Neidpath Castle originally belonged to the Hays of Yester. Probably built for Sir William de Haya, Sheriff of Peebles, who died in 1390. The 3rd Earl succeeded as the 4th Duke of Queensberry, and let Neidpath to tenants. It was sold to the Duke of Queensberry in 1686 and given to his son, the Earl of March. The new owners added gardens and trees to the estate. An earlier castle here belonged to Sir Simon Fraser. It passed by marriage to the Hays in 1312, who built the existing castle. Neidpath was known as Jedderfield until the 16th century.
However, the Hays were royalists, and Neidpath has the notable honor of withstanding Cromwell’s attacks longer than any other fortification south of the Forth. Cannon finally damaged the castle, and it was surrendered. It was partially repaired and sold to the Douglas Duke of Queensberry in 1686. The Duke allowed the estate to fall into ruin by cutting down the ornamental trees and allowing the gardens to be overgrown. It was neglected, and the upper part of the wing of the tower collapsed by 1790. When the earl died in 1810, the castle passed to the Earls of Wemyss, the current owners. Only the tower main block and rebuilt south range remained roofed.

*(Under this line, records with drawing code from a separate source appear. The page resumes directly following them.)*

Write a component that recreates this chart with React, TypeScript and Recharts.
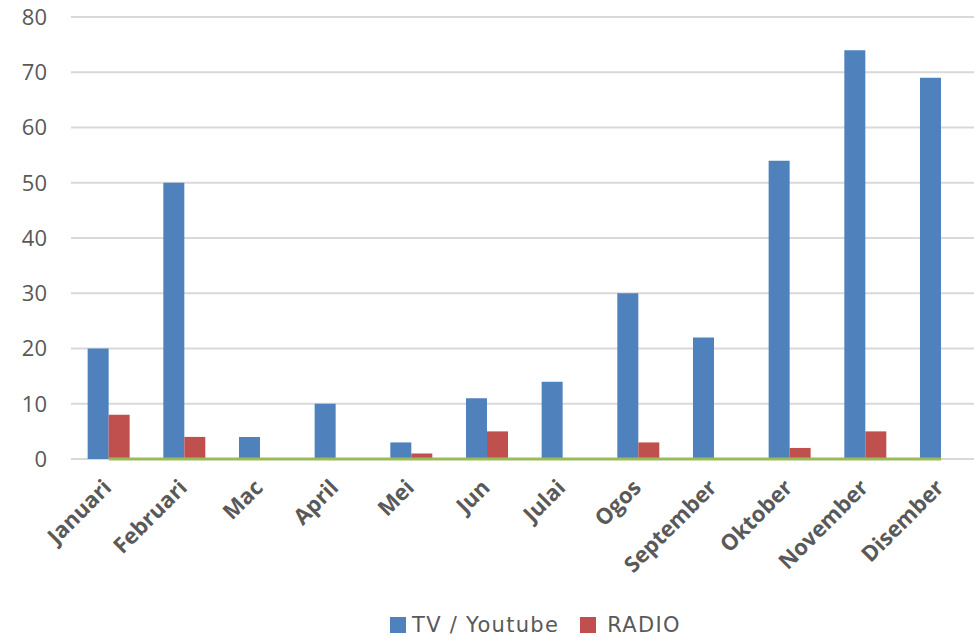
import React from 'react'
import { Bar, Line, ComposedChart, XAxis, YAxis, CartesianGrid, Legend } from 'recharts'

const months = [
  'Januari', 'Februari', 'Mac', 'April', 'Mei', 'Jun',
  'Julai', 'Ogos', 'September', 'Oktober', 'November', 'Disember',
]
const tvYoutube = [20, 50, 4, 10, 3, 11, 14, 30, 22, 54, 74, 69]
const radio = [8, 4, 0, 0, 1, 5, 0, 3, 0, 2, 5, 0]
const baseline = [0, 0, 0, 0, 0, 0, 0, 0, 0, 0, 0, 0]
const yTicks = [0, 10, 20, 30, 40, 50, 60, 70, 80]

const colors = {
  tv: '#4F81BD',
  radio: '#C0504D',
  base: '#9BBB59',
  grid: '#D9D9D9',
  text: '#595959',
}

const data = months.map((m, i) => ({
  month: m,
  tv: tvYoutube[i],
  radio: radio[i],
  base: baseline[i],
}))

function MonthTick({ x, y, payload }: any) {
  const ax = x + 4
  const ay = y + 22
  return (
    <text
      x={ax}
      y={ay}
      transform={`rotate(-45, ${ax}, ${ay})`}
      textAnchor="end"
      fill={colors.text}
      fontSize={22}
      fontWeight={700}
      fontFamily="Open Sans"
    >
      {payload.value}
    </text>
  )
}

function ChartLegend() {
  const item = (color: string, label: string, gap: number) => (
    <div style={{ display: 'flex', alignItems: 'center', marginRight: 21 }}>
      <span style={{ width: 16, height: 16, background: color, display: 'inline-block', marginRight: gap }} />
      <span style={{ fontSize: 21, lineHeight: '24px', color: colors.text, letterSpacing: 1.3 }}>{label}</span>
    </div>
  )
  return (
    <div
      style={{
        height: 40,
        boxSizing: 'border-box',
        paddingTop: 13,
        display: 'flex',
        alignItems: 'center',
        paddingLeft: 390,
        fontFamily: '"DejaVu Sans", sans-serif',
      }}
    >
      {item(colors.tv, 'TV / Youtube', 6)}
      {item(colors.radio, 'RADIO', 11)}
    </div>
  )
}

export default function App() {
  return (
    <div style={{ position: 'absolute', left: 0, top: 0, width: 974, height: 638, overflow: 'hidden', background: '#fff' }}>
      <ComposedChart
        width={979}
        height={638}
        data={data}
        margin={{ top: 17, right: 0, left: 0, bottom: 0 }}
        barCategoryGap="22%"
        barGap={0}
      >
        <CartesianGrid vertical={false} stroke={colors.grid} strokeWidth={2} />
        <XAxis
          dataKey="month"
          tick={<MonthTick />}
          tickLine={false}
          axisLine={false}
          interval={0}
          height={139}
        />
        <YAxis
          domain={[0, 80]}
          ticks={yTicks}
          width={71}
          tickLine={false}
          axisLine={false}
          tickMargin={18}
          tick={{ fill: colors.text, fontSize: 22, fontFamily: 'Open Sans' }}
        />
        <Legend verticalAlign="bottom" content={<ChartLegend />} />
        <Bar dataKey="tv" name="TV / Youtube" fill={colors.tv} isAnimationActive={false} />
        <Bar dataKey="radio" name="RADIO" fill={colors.radio} isAnimationActive={false} />
        <Line
          dataKey="base"
          stroke={colors.base}
          strokeWidth={3}
          dot={false}
          legendType="none"
          isAnimationActive={false}
        />
      </ComposedChart>
    </div>
  )
}
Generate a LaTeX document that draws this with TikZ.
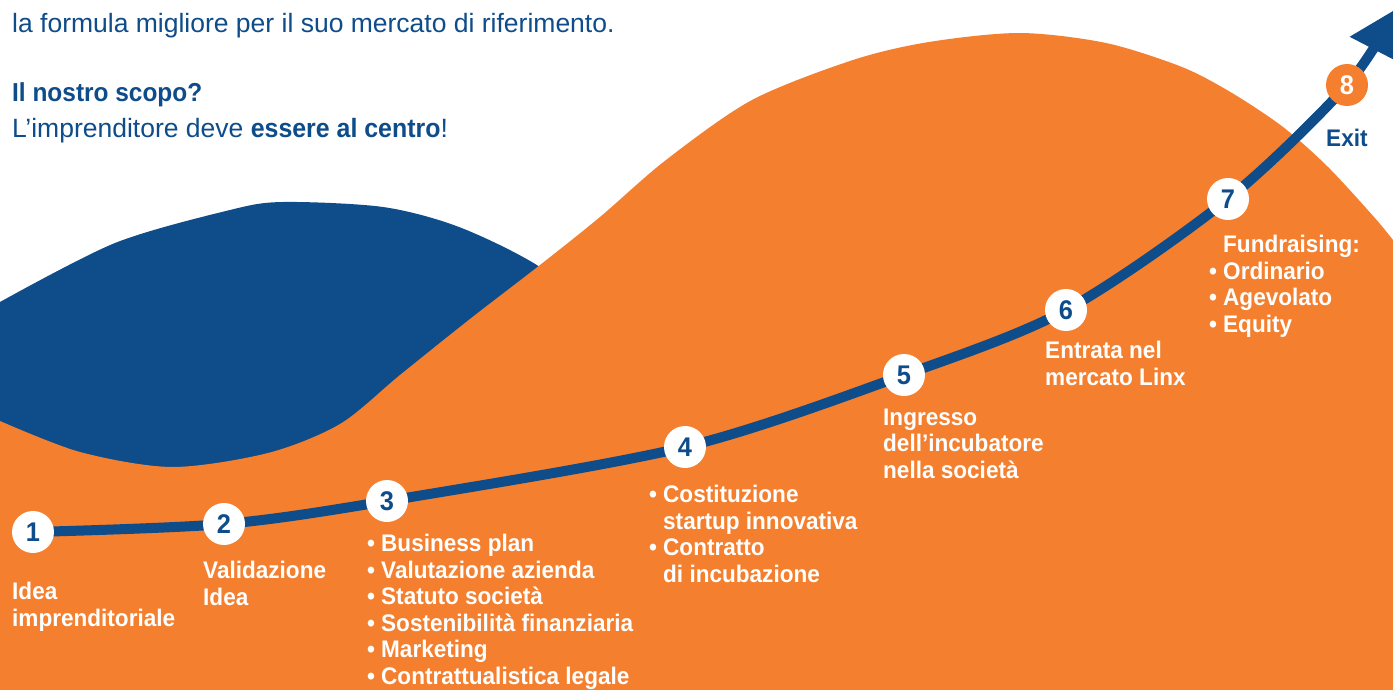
\documentclass[tikz,border=0pt]{standalone}
\usepackage{fontspec}
\setmainfont{Liberation Sans}[BoldFont={Liberation Sans Bold},BoldFeatures={FakeStretch=0.94}]
\usetikzlibrary{arrows.meta}
\definecolor{lblue}{HTML}{0E4C8A}
\definecolor{lorange}{HTML}{F47F2E}
\newcommand{\bul}{\makebox[14pt][l]{•}}
\newcommand{\ind}{\hspace*{14pt}}
\begin{document}
\begin{tikzpicture}[x=1pt,y=-1pt,
  lbl/.style={anchor=base west,align=left,inner sep=0pt,text=white,
    font=\fontsize{24}{26.5}\selectfont\bfseries},
  toptxt/.style={anchor=base west,inner sep=0pt,text=lblue,
    font=\fontsize{26.5}{30}\selectfont},
  num/.style={circle,minimum size=42pt,inner sep=0pt,fill=white,text=lblue,
    font=\fontsize{27}{27}\selectfont\bfseries},
  numlast/.style={num,fill=lorange,text=white},
  track/.style={line width=10pt,draw=lblue,-{Triangle[length=46pt,width=54pt]}}]
\useasboundingbox (0,0) rectangle (1393,690);
\clip (0,0) rectangle (1393,690);
\fill[white] (0,0) rectangle (1393,690);
% blue wave
\fill[lblue] plot[smooth] coordinates {(0,302) (115,243) (230,210) (283,202) (383,207) (459,227) (540,267) (620,330)}
  -- (620,690) -- (0,690) -- cycle;
% orange hill
\fill[lorange] plot[smooth] coordinates {(0,421) (80,452) (172,467) (268,453) (340,424) (400,375) (470,319) (540,265) (600,217) (666,160) (752,100) (853,60) (929,42) (1020,33) (1106,43) (1182,67) (1232,93) (1283,127) (1328,167) (1374,217) (1393,240)}
  -- (1393,690) -- (0,690) -- cycle;
% top text
\node[toptxt] (t1) at (12,33) {la formula migliore per il suo mercato di riferimento.};
\node[toptxt,font=\fontsize{26}{30}\selectfont\bfseries] (t2) at (12,102) {Il nostro scopo?};
\node[toptxt] (t3) at (12,138) {L'imprenditore deve \textbf{essere al centro}!};
% track
\coordinate (p1) at (33,532);
\coordinate (p2) at (224,524);
\coordinate (p3) at (387,501);
\coordinate (p4) at (685,447);
\coordinate (p5) at (904,375);
\coordinate (p6) at (1066,310);
\coordinate (p7) at (1228,199);
\coordinate (p8) at (1347,85);
\coordinate (pe) at (1396,9);
\draw[track] plot[smooth] coordinates {(p1) (p2) (p3) (p4) (p5) (p6) (p7) (p8) (pe)};
\node[num] (n1) at (p1) {1};
\node[num] (n2) at (p2) {2};
\node[num] (n3) at (p3) {3};
\node[num] (n4) at (p4) {4};
\node[num] (n5) at (p5) {5};
\node[num] (n6) at (p6) {6};
\node[num] (n7) at (p7) {7};
\node[numlast] (n8) at (p8) {8};
% labels (anchored at the baseline of the last line)
\node[lbl] (l1) at (12,626) {Idea\\imprenditoriale};
\node[lbl] (l2) at (203,605) {Validazione\\Idea};
\node[lbl] (l3) at (367,684) {\bul Business plan\\\bul Valutazione azienda\\\bul Statuto società\\\bul Sostenibilità finanziaria\\\bul Marketing\\\bul Contrattualistica legale};
\node[lbl] (l4) at (649,582) {\bul Costituzione\\\ind startup innovativa\\\bul Contratto\\\ind di incubazione};
\node[lbl] (l5) at (883,478) {Ingresso\\dell’incubatore\\nella società};
\node[lbl] (l6) at (1045,385) {Entrata nel\\mercato Linx};
\node[lbl] (l7) at (1209,332) {\ind Fundraising:\\\bul Ordinario\\\bul Agevolato\\\bul Equity};
\node[lbl,text=lblue] (l8) at (1326,147) {Exit};
\end{tikzpicture}
\end{document}
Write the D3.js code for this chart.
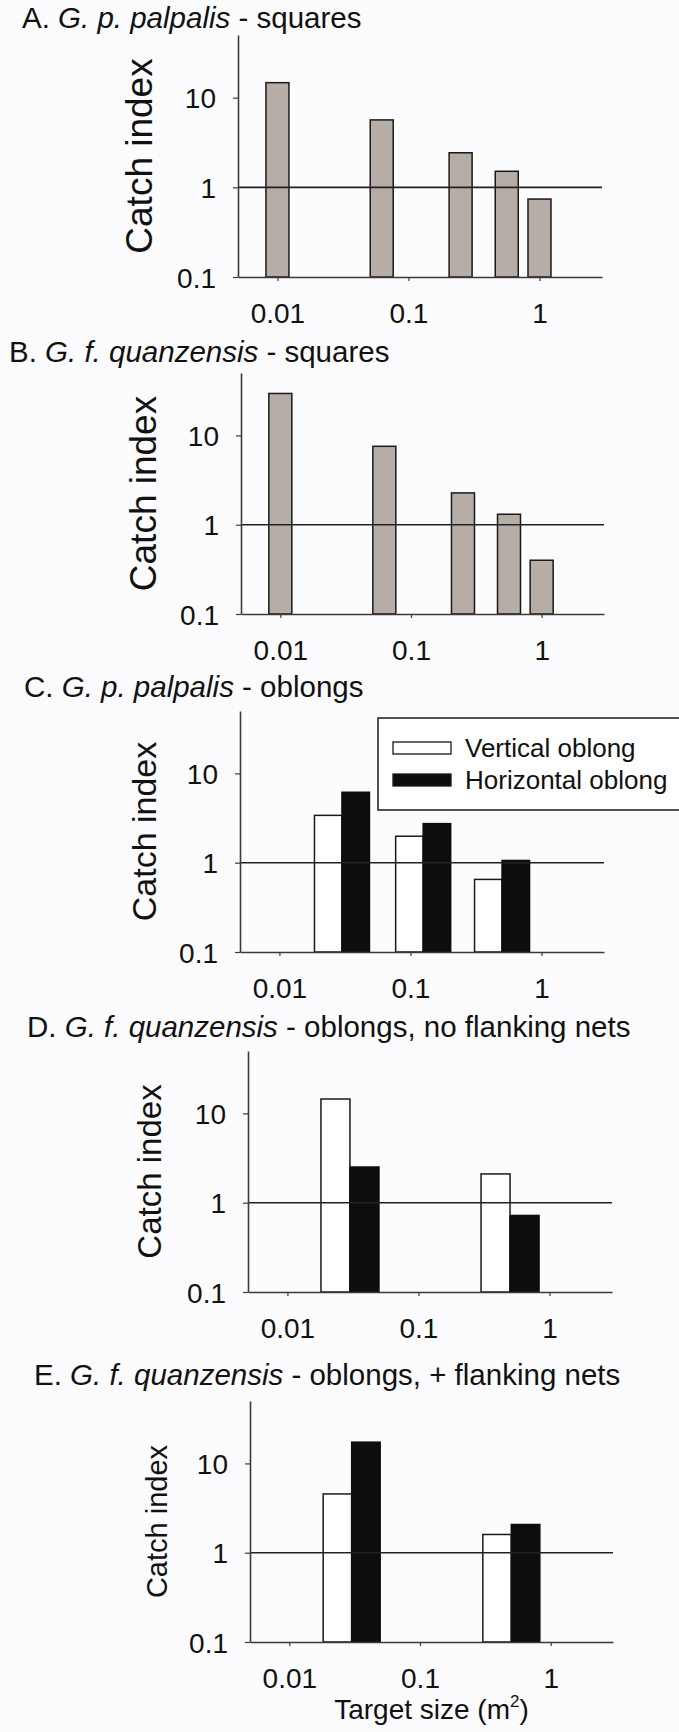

Sir Walter Scott and William Wordsworth visited the castle in 1803. More recently, it has been used in the filming of movies such as The Bruce, Merlin, and filming Joan of Arc.
Basically a 14th century tower house adapted to 17th century usage, Neidpath is a tradition l-plan house, and privately owned. It is unusual in that the tower is not actually square, but each wing is a parallelogram, with rounded corners. It is built with a peculiar hard mortar not usually seen in scottish castles, and is presumed to be of Norman construction, like the tower of london. It is so hard that a staircase was dug out in the exterior wall in the 17th century without damaging the structure.
The main block originally contained three vaulted compartments, with the lower two divided by wood floors. The main block contained a cellar, a retainers loft, a great hall and a lofty pointed vault, the lords private chamber, and a top room for other family members. The hall was a huge room, with a dais at the north end, and lighted by large windows.
In the 1590s the tower was remodelled above the hall vault, removing the topmost vault to replace it with a timber roof. Further alterations were done in the 1660, when the cellar was divided and a wide staircase added. Restorations continue today in the cellars and in many of the still-plastered rooms above.
Except for the ruined 16th century bakehouse and brewhouse in the southeast corner of the courtyard, nothing remains of the builders of the 1660s and later. The north wall has mostly gone and the east range was again remodelled in 1780. It was left as a consolidated ruin in 1950.
Neidpath is reputedly haunted by a young woman. She fell in love with a local laird, but her father did not think he was good enough for her. She pined away until her father recalled the young man. She waited on the ramparts for him to return, but she so changed by her illness that he rode right past, not recognizing her. She died.